Additional benefits – including through check-in, status and mileage earning and redemption – will be available for passengers of Fiji's four sponsoring Oneworld members. They are American Airlines, British Airways, Cathay Pacific and Qantas.
There was previously a similar development at Star Alliance. Chinese carrier Juneyao Airlines became the first to join the group under the scheme in 2017 – the year in which Star Alliance marked its 20th anniversary. However, the alliance has since been reviewing the programme to simplify it.
"After the integration of Juneyao, we realised many lessons were learnt and we had the humility to acknowledge there was still some work to be done," says Goh.
Alongside evaluating the content and commercials of the model, that includes focusing it on providing a way to cater for existing member subsidiaries.

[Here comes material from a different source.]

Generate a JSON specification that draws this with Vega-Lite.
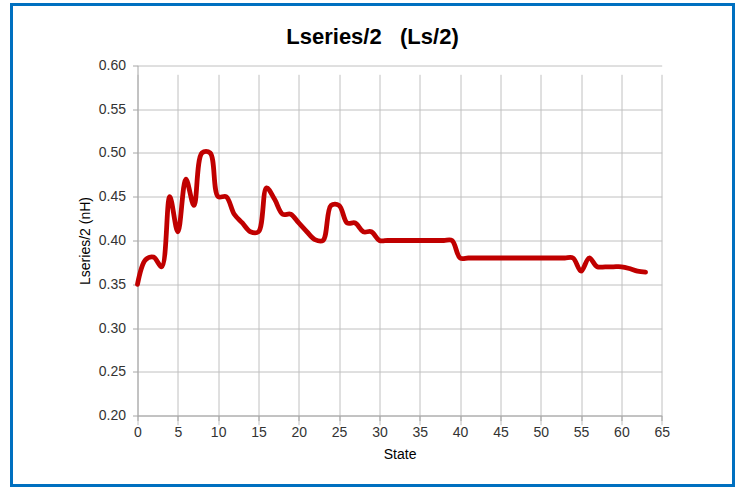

"We spent the better part of the year looking at what is the strategy underpinning this model, who are we targeting – and we became very clear our original intent was to work with the subsidiaries of our members that are operating on a different platform.
"We are now in the process of talking to many of these members and subsidiaries, and you will hear us announce one or another connecting partner to be integrated in the course of the year."
Not that Goh rules out additional membership. "Without your network you lose your proposition to get customers from A to B to C. And that is an asset we are very intent on protecting and perhaps developing should the opportunity arise.
"We are not closed for business in the sense of no-more-members," he says, noting that the alliance would would look at carrier where it make sense or adds value. "There are still some airlines out there that could potentially make sense to one or other alliance."
SkyTeam, however, is not yet following the affiliate membership path. "We are formulating a view. It is not something that is a big priority for our members or customers, but we are watching," says Colvile.
"We are not in a phase where we are looking to grow our membership," she adds. "Our focus is on building our functionality."